- Mount Burgess Mining (MTB) has frozen its shares as it gets ready to announce a capital raise
- The trading halt will remain in place until Monday, September 21, unless an announcement is made earlier
- Shareholders will have to wait until then to find out the details of the capital raise
- More recently, Mount Burgess has been focused on its Kihabe deposit where it intersected potentially commercial copper grades
- Shares in MTB last traded for one cent on September 17
Exploration company Mount Burgess Mining (MTB) has frozen its shares in a trading halt as it gets ready to announce a capital raise.

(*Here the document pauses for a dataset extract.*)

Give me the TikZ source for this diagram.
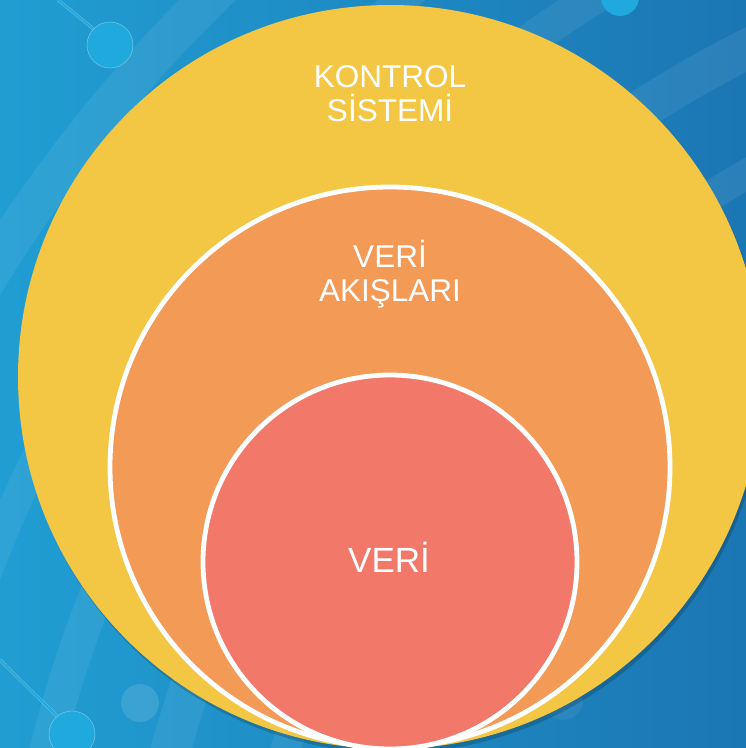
\documentclass[tikz,border=0pt]{standalone}
\usepackage{fontspec}
\setmainfont{Liberation Sans}
\usetikzlibrary{shadings}
\definecolor{bgA}{HTML}{22A8DB}
\definecolor{bgB}{HTML}{1A6CAB}
\definecolor{ringY}{HTML}{F3C644}
\definecolor{ringO}{HTML}{F29A56}
\definecolor{ringR}{HTML}{F2786A}
\definecolor{dot}{HTML}{20A9DC}
\tikzset{
  ring/.style={draw=white, line width=4.8pt},
  label/.style={text=white, align=center, font=\fontsize{31.5}{34}\selectfont},
  band/.style={draw=white, draw opacity=0.07},
  pin/.style={draw=white, draw opacity=0.35, line width=0.6pt, fill=dot},
}
\begin{document}
\begin{tikzpicture}[x=1pt, y=-1pt]
  % background
  \useasboundingbox (0,0) rectangle (746,748);
  \begin{scope}
    \clip (0,0) rectangle (746,748);
    \shade[shading=axis, shading angle=-35, left color=bgA, right color=bgB]
      (-200,-200) rectangle (946,948);
    % faint curved bands
    \foreach \r/\w in {900/34, 1010/30, 1120/40, 1240/34, 1350/30, 1480/40}
      \draw[band, line width=\w pt] (1250,1050) circle[radius=\r];
    % circuit pins
    \draw[draw=white, draw opacity=0.35, line width=3pt] (58,0) -- (96,31);
    \draw[draw=dot, line width=2pt] (58,0) -- (96,31);
    \draw[pin] (110,45) circle[radius=23];
    \fill[dot] (620,-3) circle[radius=19];
    \draw[draw=white, draw opacity=0.35, line width=3pt] (0,660) -- (57,716);
    \draw[draw=dot, line width=2pt] (0,660) -- (57,716);
    \draw[pin] (72,734) circle[radius=23];
    \fill[white, opacity=0.12] (140,703) circle[radius=19];
    \fill[white, opacity=0.06] (563,700) circle[radius=20];
    \fill[dot] (768,650) circle[radius=22];
  \end{scope}
  % nested circles
  \fill[black, opacity=0.18] (392,381) circle[radius=372];
  \fill[ringY] (390,377) circle[radius=372];
  \node[label] (outer) at (390,94) {KONTROL\\SİSTEMİ};
  \draw[ring, fill=ringO] (390,467) circle[radius=280];
  \node[label] (middle) at (390,274) {VERİ\\AKIŞLARI};
  \draw[ring, fill=ringR] (390,562) circle[radius=187];
  \node[label, font=\fontsize{35}{38}\selectfont] (inner) at (389,557) {VERİ};
\end{tikzpicture}
\end{document}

The trading halt will remain in place until Monday, September 21, unless an announcement is made earlier. Shareholders will have to wait until then to find out the full details of the capital raise.
More recently though, Mount Burgess has been focused on its Kihabe deposit in Botswana where it intersected potentially commercial copper grades.
The company said the copper was intersected in 15 drill holes in the northeast of the deposit. Thirteen of the drill holes had been previously reported as containing copper, but two others hadn’t.
While none of the copper grades were included in Kihabe’s resource estimate, which amounts to 14.4 million tonnes at a zinc-lead-silver zinc equivalent grade of 2.84 per cent, applying a 1.5 per cent zinc equivalent low-cut grade.
The company said further drilling is needed to test the copper mineralisation, to see if its significant enough to be added to the resource estimate.
Before today’s trading halt, shares in Mount Burgess Mining were trading for one cent on Thursday, September 17.